Which seems about as rational as one might expect.
The market research people also asked how much various factors matter in deciding where to study. These were the top seven, all of which seem (again) strikingly sensible. The name of the institution doesn’t – as one might expect – matter very much at all.
There was also an interesting page about the name options that were market-tested
Three names tested well: National University of New Zealand, New Zealand National University, and University of New Zealand, Wellington. When presented in isolation students preferred National University of New Zealand or New Zealand National University. However, when presented with other factors (in the choice modelling task), University of New Zealand, Wellington produced the greatest increase in preference. We think this is because having the city name in a contextualised decision making task provided the students with more information to base their decision on.
The impact of the names on preference for Victoria differed by country, for example changing the name to New Zealand National University would increase preference by 6.2 percentage points amongst Chinese students but drop it 1.9 percentage points amongst American students.
Nothing like grandiose ambitions from the Vice-Chancellor: National University of New Zealand indeed! From an establishment that trails far behind Auckland in the international rankings, and which would have no claim at all to a title “National” (although one can see why foreign students might be misled if such a title had been adopted).
The corporate bureaucrats are keen to stress that Victoria University of Wellington isn’t a very old name – and indeed it isn’t (we had the University of New Zealand, with (mostly) various constituent colleges (thus Victoria University College) until about 60 years ago). That in itself is hardly good grounds to scrap a well-established name (and, as their material also notes, this is apparently the third or fourth time they’ve tried to change the name).
As various observers have pointed out, there are many universities around the world with names that (in isolation) give you no clue about where they are located (unlike Victoria University of Wellington, or VUW). I just had a look at one list of global universities: by my count, 7 of the top 25 in that list had names that didn’t tell directly of specific location. One could add the Sorbonne, Imperial College, Notre Dame, Brown, McMaster, and the list would run on without limit.

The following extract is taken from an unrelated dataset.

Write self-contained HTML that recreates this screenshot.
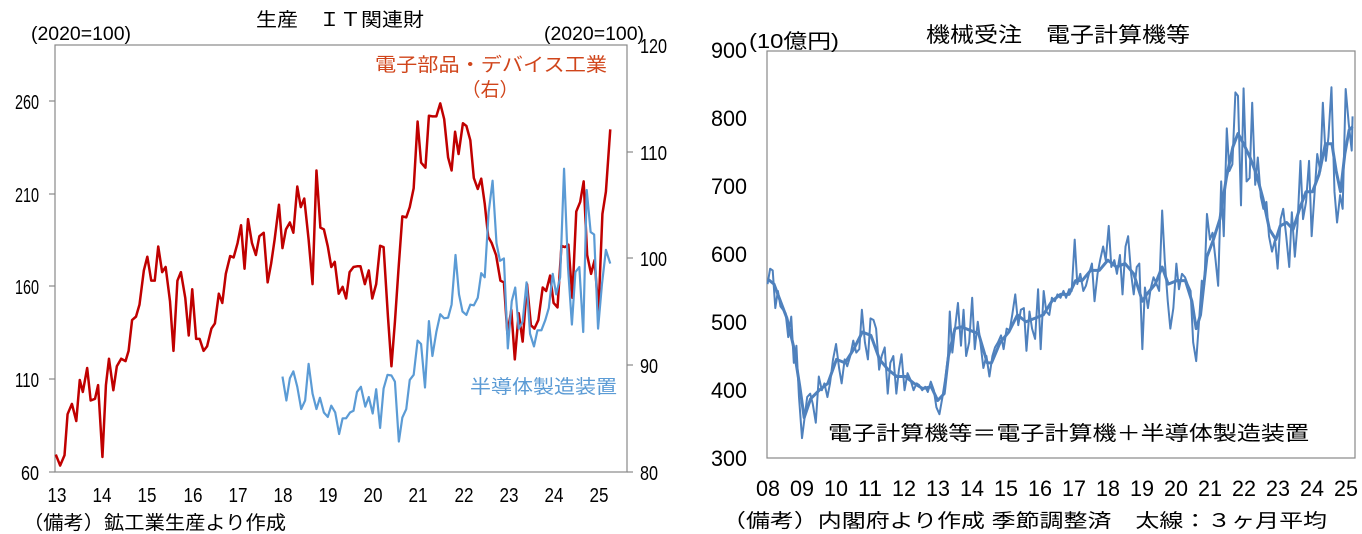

Perhaps the difference here, if there is one at all, is that Victoria University of Wellington is just not that good a university? That wouldn’t change by trying to jettison a historical name. If anything, if location-based titles really matter a fig, there is probably a stronger case to consider change for Wellington’s other university (Massey), except of course that it is a multi-campus operation.
But, to be honest, the thing that surprises me a little is how many Wellington liberals have come out to defend the name: empire, colonisation, and all the rest being more than a little out of fashion, and no name being more emblematic of the British Empire and its colonial foundations than Victoria. Why, even the local newspaper has an editorial this morning calling for the name to be kept – the same newspaper that only weeks ago was weighing in strongly supporting the Wellington City Council’s Maori strategy, prioritising Maori street names, jettisoning old names for civic features, jettisoning Guy Fawkes for Matariki, and aiming for some sort of bilingual city by 2040 (a city with one of the smallest proportion of Maori in New Zealand). The Dominion-Post is keen to preserve its social justice warrior credentials, so gratuitously compares Queen Victoria to Lenin and Stalin (eponymous cities in Russia now renamed), but still somewhat surprisingly it ends on a note of “Stick with Vic”.

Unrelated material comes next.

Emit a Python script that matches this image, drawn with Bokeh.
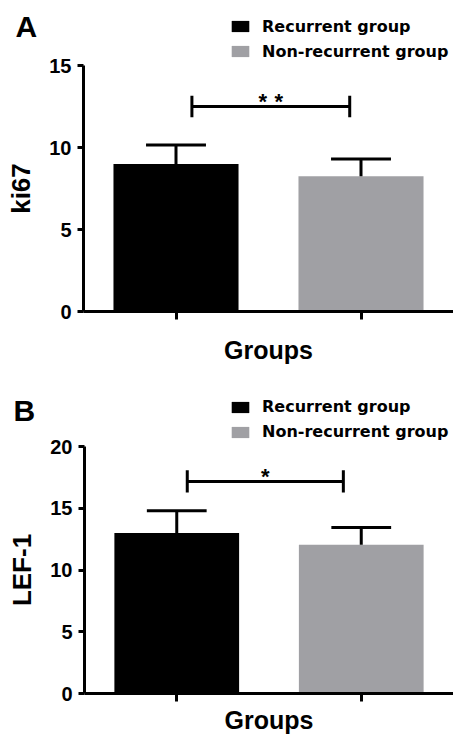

There seems to be a huge amount of guilt, perhaps even shame, about our heritage among the Wellington (and no doubt non-Wellington) liberals. I’m a bit surprised our mayor and his deputy haven’t been out campaigning not just to drop “Victoria” from the university name, but to replace it with primarily a Maori name. Perhaps University of Te Whanganui-a-Tara (the Maori name for Wellington harbour)? After all, the Duke of Wellington is hardly someone today’s liberals will admire. Or calling for Mt Victoria to be renamed (or its scrubby companion on whose lower slopes I’m typing this, Mt Albert). Not content with having relegated the city’s statue of Queen Victoria to the remote fringe of the inner city decades ago, some of them are probably keen to junk it altogether. These days Victoria University includes what used to be the teachers’ college, and primary school teachers now seem to see it as their goal to make kids rather ashamed of their heritage (my 11 year old is doing colonisation at the moment, and we have long discussions in which I remind her that, for all its faults and failings (captured in her little hand-drawn poster above the dinner table marking “exploitation, murder and robbery”), New Zealand was – and in many respects still is – one of the finest countries in the world). These days an increasing number of official government agencies aren’t even content to leave the country with its proper name, New Zealand, slipping in an “Aotearoa” whenever they can.
As I say, I’m a bit puzzled at the way the liberals have emerged to defend the Victoria name for the university. I’m pleased they have, but even if somehow they win this time, I can’t imagine the success will last long. Even if Professor Guilford himself is simply after more money, and an implausible increase in foreign student numbers, it surely won’t be long until the crusaders will be coming for any names associated with our colonial heritage, Victoria University of Wellington among them.